Spring and an unexpectedly dry rainy season went by, and the typical hot Japanese summer hit me completely unprepared. I found myself working on riverbanks in the blazing sun with no protection granted by trees like the months before. Two days in a row I spent the whole lunch break, one hour in Japan, sleeping on the floor to get rid of a light sunstroke before returning to work for the afternoon session. After that, I decided to drink more water, although there was no toilet available for kilometers! But I learned very fast that I didn’t need one when working under the burning sun. Six liters of water went right into a good amount of sweat. Needless to say that I now think the best way to lose weight is to work outside in Japanese summers.

Two unacceptable things

The physically challenging summer might have been a sign, but from this time on I was truly integrated into my company and had to face the sides of it, which I never wanted to experience, too.
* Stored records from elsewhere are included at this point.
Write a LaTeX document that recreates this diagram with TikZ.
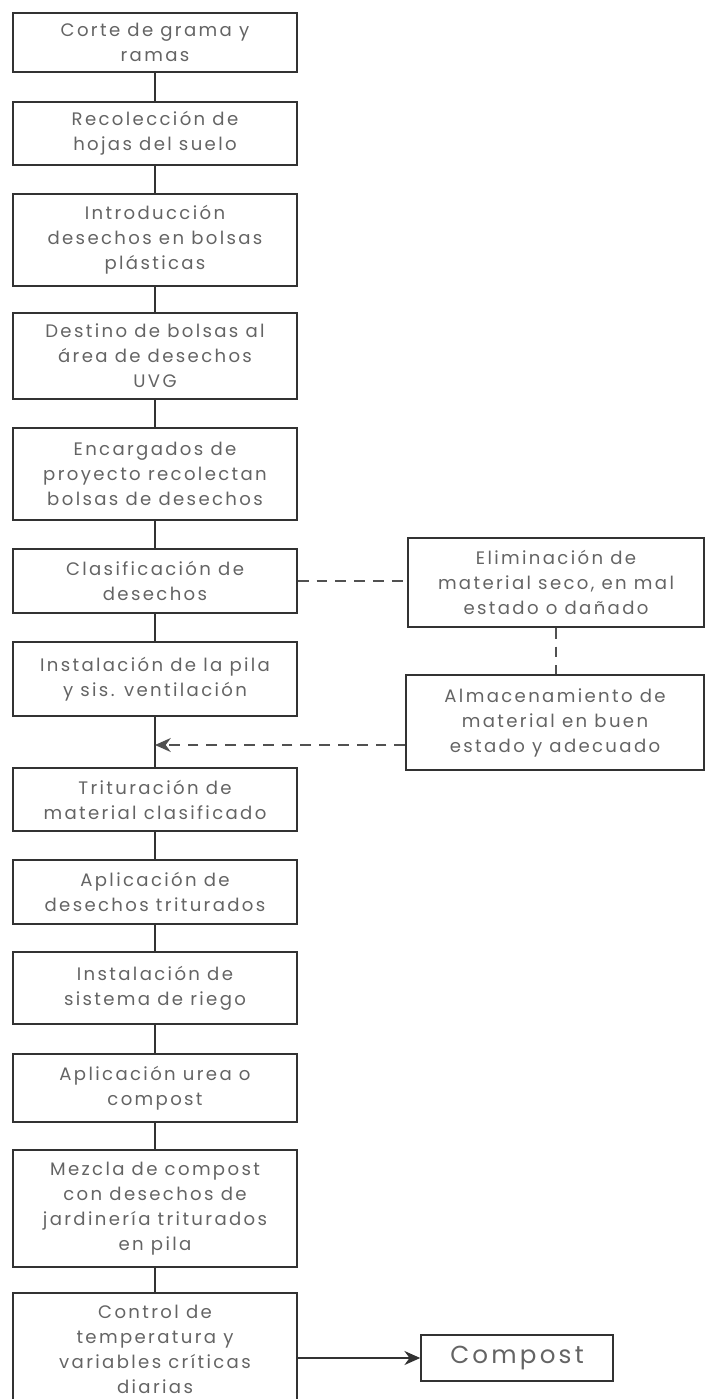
\documentclass[tikz,border=0pt]{standalone}
\usepackage{fontspec}
\setmainfont{Poppins}[LetterSpace=13]
\usetikzlibrary{arrows.meta,positioning,calc}
\definecolor{boxline}{RGB}{50,50,50}
\definecolor{boxtext}{RGB}{100,100,100}
\tikzset{
  procbox/.style={draw=boxline, line width=0.9pt, minimum width=5.68cm, inner sep=0pt,
    align=center, text=boxtext, font=\fontsize{10.3pt}{14.2pt}\selectfont},
  sidebox/.style={procbox, minimum width=5.92cm},
  link/.style={draw=boxline, line width=1.1pt},
  dashlink/.style={draw=boxline!85, line width=1pt, dash pattern=on 6.2pt off 4.5pt},
}

\begin{document}
\begin{tikzpicture}[x=0.02cm, y=-0.02cm]
    \useasboundingbox (0,0) rectangle (706,1399);

    % Main column
    \node[procbox, minimum height=1.18cm] (corte) at (155,42.5) {Corte de grama y\\ramas};
    \node[procbox, minimum height=1.26cm] (recoleccion) at (155,133.5) {Recolección de\\hojas del suelo};
    \node[procbox, minimum height=1.84cm] (introduccion) at (155,240) {Introducción\\desechos en bolsas\\plásticas};
    \node[procbox, minimum height=1.72cm] (destino) at (155,356) {Destino de bolsas al\\área de desechos\\UVG};
    \node[procbox, minimum height=1.84cm] (encargados) at (155,474) {Encargados de\\proyecto recolectan\\bolsas de desechos};
    \node[procbox, minimum height=1.28cm] (clasif) at (155,581) {Clasificación de\\desechos};
    \node[procbox, minimum height=1.48cm] (pila) at (155,679) {Instalación de la pila\\y sis. ventilación};
    \node[procbox, minimum height=1.26cm] (trituracion) at (155,799.5) {Trituración de\\material clasificado};
    \node[procbox, minimum height=1.28cm] (aplicacion) at (155,892) {Aplicación de\\desechos triturados};
    \node[procbox, minimum height=1.44cm] (riego) at (155,988) {Instalación de\\sistema de riego};
    \node[procbox, minimum height=1.36cm] (urea) at (155,1088) {Aplicación urea o\\compost};
    \node[procbox, minimum height=2.34cm] (mezcla) at (155,1208.5) {Mezcla de compost\\con desechos de\\jardinería triturados\\en pila};
    \node[procbox, minimum height=2.24cm] (control) at (155,1349) {Control de\\temperatura y\\variables críticas\\diarias};

    % Side branch
    \node[sidebox, minimum height=1.78cm] (elim) at (556,582.5) {Eliminación de\\material seco, en mal\\estado o dañado};
    \node[sidebox, minimum width=5.96cm, minimum height=1.9cm] (almac) at (555,722.5) {Almacenamiento de\\material en buen\\estado y adecuado};
    \node[procbox, minimum width=3.84cm, minimum height=0.92cm, font=\fontsize{14pt}{16pt}\selectfont] (compost) at (517,1358) {Compost};

    % Solid links
    \draw[link] (corte) -- (recoleccion);
    \draw[link] (recoleccion) -- (introduccion);
    \draw[link] (introduccion) -- (destino);
    \draw[link] (destino) -- (encargados);
    \draw[link] (encargados) -- (clasif);
    \draw[link] (clasif) -- (pila);
    \draw[link] (pila) -- (trituracion);
    \draw[link] (trituracion) -- (aplicacion);
    \draw[link] (aplicacion) -- (riego);
    \draw[link] (riego) -- (urea);
    \draw[link] (urea) -- (mezcla);
    \draw[link] (mezcla) -- (control);
    \draw[link, -{Stealth[length=9pt, width=8pt]}] (control.east |- compost.west) -- (compost.west);

    % Dashed links
    \coordinate (joint) at (155,745);
    \draw[dashlink] (clasif.east) -- (clasif.east -| elim.west);
    \draw[dashlink] (elim.south) -- (elim.south |- almac.north);
    \draw[dashlink, -{Stealth[length=9pt, width=8pt]}] (almac.west |- joint) -- (joint);
\end{tikzpicture}
\end{document}
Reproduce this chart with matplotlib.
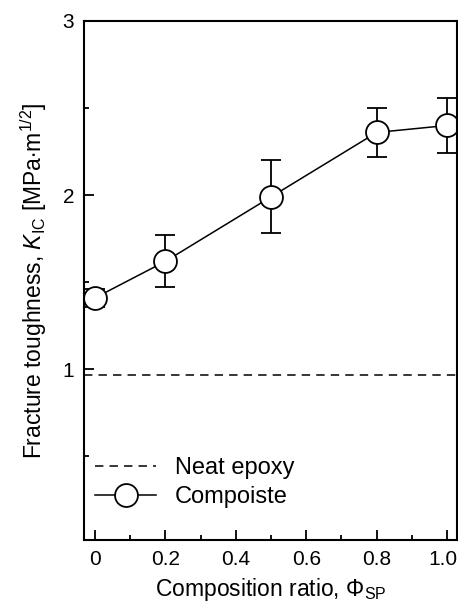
import matplotlib
matplotlib.use("Agg")
import matplotlib.pyplot as plt
import matplotlib.transforms as mtransforms
from matplotlib.lines import Line2D
from matplotlib.ticker import MultipleLocator

plt.rcParams['font.family'] = ['Liberation Sans', 'DejaVu Sans']
plt.rcParams['mathtext.fontset'] = 'custom'
plt.rcParams['mathtext.rm'] = 'Liberation Sans'
plt.rcParams['mathtext.it'] = 'Liberation Sans:italic'

# data
ratio = [0.0, 0.2, 0.5, 0.8, 1.0]
kic = [1.41, 1.62, 1.99, 2.36, 2.40]
kic_err = [0.05, 0.15, 0.21, 0.14, 0.16]
neat_epoxy = 0.97

fs = 16.5
tick_fs = 15
dash = (0, (5.5, 4))

fig = plt.figure(figsize=(4.58, 6.08), dpi=100)
ax = fig.add_axes([0.1834, 0.1118, 0.8144, 0.8537])

ax.axhline(neat_epoxy, color='black', linestyle=dash, linewidth=1.1)
ax.errorbar(ratio, kic, yerr=kic_err, color='black', linewidth=1.1,
            marker='o', markersize=16.5, markerfacecolor='white',
            markeredgecolor='black', markeredgewidth=1.3,
            capsize=7, elinewidth=1.3, capthick=1.3)

ax.set_xlim(-0.031, 1.028)
ax.set_ylim(0.02, 3.0)
ax.xaxis.set_minor_locator(MultipleLocator(0.1))
ax.yaxis.set_minor_locator(MultipleLocator(0.5))
ax.set_xticks([0, 0.2, 0.4, 0.6, 0.8, 1.0])
ax.set_xticklabels(['0', '0.2', '0.4', '0.6', '0.8', '1.0'])
ax.set_yticks([1, 2, 3])
ax.set_yticklabels(['1', '2', '3'])

ax.tick_params(which='both', direction='in', top=False, right=False,
               labelsize=tick_fs, width=1.3)
ax.tick_params(which='major', length=7, pad=7)
ax.tick_params(which='minor', length=3.5)
for s in ax.spines.values():
    s.set_linewidth(1.5)

# nudge "1.0" a little left so it stays inside the figure
last = ax.get_xticklabels()[-1]
last.set_transform(last.get_transform() +
                   mtransforms.ScaledTranslation(-4 / 100, 0, fig.dpi_scale_trans))

ax.set_xlabel(r'Composition ratio, $\Phi_{\rm SP}$', fontsize=fs, labelpad=5)
ax.set_ylabel(r'Fracture toughness, $K_{\rm IC}$ [MPa$\cdot$m$^{1/2}$]',
              fontsize=fs, labelpad=10)

# legend handles without the error caps
handles = [
    Line2D([], [], color='black', linestyle=dash, linewidth=1.1),
    Line2D([], [], color='black', linewidth=1.1, marker='o', markersize=16.5,
           markerfacecolor='white', markeredgecolor='black', markeredgewidth=1.3),
]
ax.legend(handles, ['Neat epoxy', 'Compoiste'], loc='lower left',
          bbox_to_anchor=(-0.015, 0.03), frameon=False, fontsize=17,
          handlelength=2.6, handletextpad=0.8, labelspacing=0.3,
          borderaxespad=0.3)

fig.savefig('out.png', dpi=100)
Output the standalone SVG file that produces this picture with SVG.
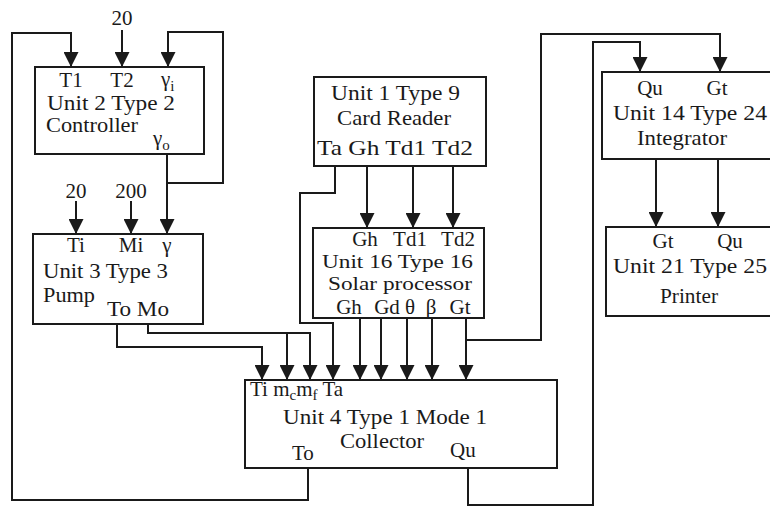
<svg xmlns="http://www.w3.org/2000/svg" width="770" height="508" viewBox="0 0 770 508">
<defs>
<marker id="arr" viewBox="0 0 16 16" refX="16" refY="8" markerWidth="17" markerHeight="15" markerUnits="userSpaceOnUse" orient="auto">
<path d="M0,0 L16,8 L0,16 z" fill="#1a1a1a"/>
</marker>
</defs>
<style>
.box{fill:#fff;stroke:#1a1a1a;stroke-width:2}
.ln{fill:none;stroke:#1a1a1a;stroke-width:2}
.a{marker-end:url(#arr)}
text{font-family:"Liberation Serif","Times New Roman",serif;font-size:21px;fill:#1a1a1a}
.c{text-anchor:middle}
.s{font-size:15px}
.m{font-size:19px}
</style>
<rect width="770" height="508" fill="#fff"/>
<g id="connectors">
<path class="ln a" d="M308,468 V500 H12 V33 H71 V67"/>
<path class="ln a" d="M122,30 V67"/>
<path class="ln a" d="M167,154 V234"/>
<path class="ln a" d="M167,183 H223 V32 H168 V67"/>
<path class="ln a" d="M76,201 V234"/>
<path class="ln a" d="M131,201 V234"/>
<path class="ln a" d="M117,324 V347 H262 V380"/>
<path class="ln a" d="M148,324 V333 H310 V380"/>
<path class="ln a" d="M287,333 V380"/>
<path class="ln a" d="M335,166 V193 H300 V323 H333 V380"/>
<path class="ln a" d="M367,166 V228"/>
<path class="ln a" d="M413,166 V228"/>
<path class="ln a" d="M453,166 V228"/>
<path class="ln a" d="M360,318 V380"/>
<path class="ln a" d="M381,318 V380"/>
<path class="ln a" d="M407,318 V380"/>
<path class="ln a" d="M432,318 V380"/>
<path class="ln a" d="M466,318 V380"/>
<path class="ln a" d="M466,340 H541 V34 H720 V72"/>
<path class="ln a" d="M468,468 V505 H593 V42 H640 V72"/>
<path class="ln a" d="M656,159 V227"/>
<path class="ln a" d="M718,159 V227"/>
</g>
<g id="const-labels">
<text x="122" y="25" class="c">20</text>
<text x="76" y="198" class="c">20</text>
<text x="131" y="198" class="c">200</text>
</g>
<g id="controller">
<rect class="box" x="35" y="67" width="169" height="87"/>
<text x="71" y="87" class="c">T1</text>
<text x="122" y="87" class="c">T2</text>
<text x="161" y="86">γ<tspan class="s" dy="5">i</tspan></text>
<text x="47" y="110" textLength="128" lengthAdjust="spacingAndGlyphs">Unit 2 Type 2</text>
<text x="46" y="132" textLength="92" lengthAdjust="spacingAndGlyphs">Controller</text>
<text x="153" y="145">γ<tspan class="s" dy="5">o</tspan></text>
</g>
<g id="pump">
<rect class="box" x="33" y="234" width="170" height="90"/>
<text x="76" y="252" class="c">Ti</text>
<text x="131" y="252" class="c">Mi</text>
<text x="167" y="252" class="c">γ</text>
<text x="43" y="278" textLength="125" lengthAdjust="spacingAndGlyphs">Unit 3 Type 3</text>
<text x="43" y="302" textLength="52" lengthAdjust="spacingAndGlyphs">Pump</text>
<text x="107" y="316" textLength="62" lengthAdjust="spacingAndGlyphs">To Mo</text>
</g>
<g id="card-reader">
<rect class="box" x="314" y="77" width="172" height="89"/>
<text x="331" y="100" textLength="129" lengthAdjust="spacingAndGlyphs">Unit 1 Type 9</text>
<text x="337" y="125" textLength="114" lengthAdjust="spacingAndGlyphs">Card Reader</text>
<text x="317" y="155" textLength="156" lengthAdjust="spacingAndGlyphs">Ta Gh Td1 Td2</text>
</g>
<g id="solar-processor">
<rect class="box" x="313" y="228" width="171" height="90"/>
<text x="365" y="246" class="c">Gh</text>
<text x="410" y="246" class="c">Td1</text>
<text x="458" y="246" class="c">Td2</text>
<text x="322" y="268" class="m" textLength="151" lengthAdjust="spacingAndGlyphs">Unit 16 Type 16</text>
<text x="328" y="290" class="m" textLength="144" lengthAdjust="spacingAndGlyphs">Solar processor</text>
<text x="349" y="314" class="c">Gh</text>
<text x="387" y="314" class="c">Gd</text>
<text x="410" y="314" class="c">θ</text>
<text x="431" y="314" class="c">β</text>
<text x="460" y="314" class="c">Gt</text>
</g>
<g id="collector">
<rect class="box" x="245" y="380" width="312" height="88"/>
<text x="250" y="396">Ti m<tspan class="s" dy="4">c</tspan><tspan dy="-4">m</tspan><tspan class="s" dy="4">f</tspan><tspan dy="-4"> Ta</tspan></text>
<text x="283" y="424" textLength="204" lengthAdjust="spacingAndGlyphs">Unit 4 Type 1 Mode 1</text>
<text x="340" y="448" textLength="84" lengthAdjust="spacingAndGlyphs">Collector</text>
<text x="292" y="460">To</text>
<text x="450" y="457">Qu</text>
</g>
<g id="integrator">
<rect class="box" x="602" y="72" width="180" height="87"/>
<text x="650" y="95" class="c">Qu</text>
<text x="717" y="95" class="c">Gt</text>
<text x="613" y="120" textLength="154" lengthAdjust="spacingAndGlyphs">Unit 14 Type 24</text>
<text x="637" y="145" textLength="90" lengthAdjust="spacingAndGlyphs">Integrator</text>
</g>
<g id="printer">
<rect class="box" x="606" y="227" width="180" height="89"/>
<text x="663" y="248" class="c">Gt</text>
<text x="730" y="248" class="c">Qu</text>
<text x="613" y="273" textLength="154" lengthAdjust="spacingAndGlyphs">Unit 21 Type 25</text>
<text x="660" y="303" textLength="58" lengthAdjust="spacingAndGlyphs">Printer</text>
</g>
</svg>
Although the working style in Japan is different from the one in Germany, I was able to adapt to most of the routines. However, there are two things I will never accept and which unfortunately were also the reason why I changed jobs in the end: I always was frightened by the way chainsaws are used in Japan. There are no security rules and clothes in place. Everyone climbs a tree with the chainsaw in hand, standing on really thin branches and cutting the treetop one-handed. The only protection they have is a helmet. I never agreed on working with a chainsaw in Japan.

What I couldn’t completely avoid was contact with herbicides and pesticides. Usually, it is accepted as common sense that what kills bugs and plants is also not good for the human body, can stick inside and sum up until the following generations might face a growth of people sensitive to particular substances or even deformations. Still, in Japan, everyone is spraying pesticides and herbicides without protective clothes and appropriate masks. While most of them, however, spray with the wind, I had the bad luck of a colleague who sprayed against it and showered us with herbicides. That was the initial incident why I chose to leave the company, loved so much after two years working there, and did the next step by joining a garden design company in Tokyo.

Becoming more than a gardener

There, things are not always easier, but I am not risking my health anymore. Sort of. While I really miss working outside every day, I am now lucky to be able to actually work with Japanese gardens, although we are not designing them. My company has a small sub-company which is researching and writing about existing Japanese gardens in Japan in English. And as I am the only one in this company who is able to write and read in English, this sub-company is, so to say, my own.

My life has turned a lot after coming to Japan. Not only that I decided to stay in a country where I will possibly never master the language (I tried!), I also became so much more than a gardener which is wonderful. These days, I literally am the all-mighty workforce of this company, handling everything from cleaning to serving tea to repairing furniture or my boss’s computer and doing the internet stuff. All while still working in gardens and with gardens. I am very looking forward to what the future holds! Until then I continue to share the beauty of Japanese gardens to the world.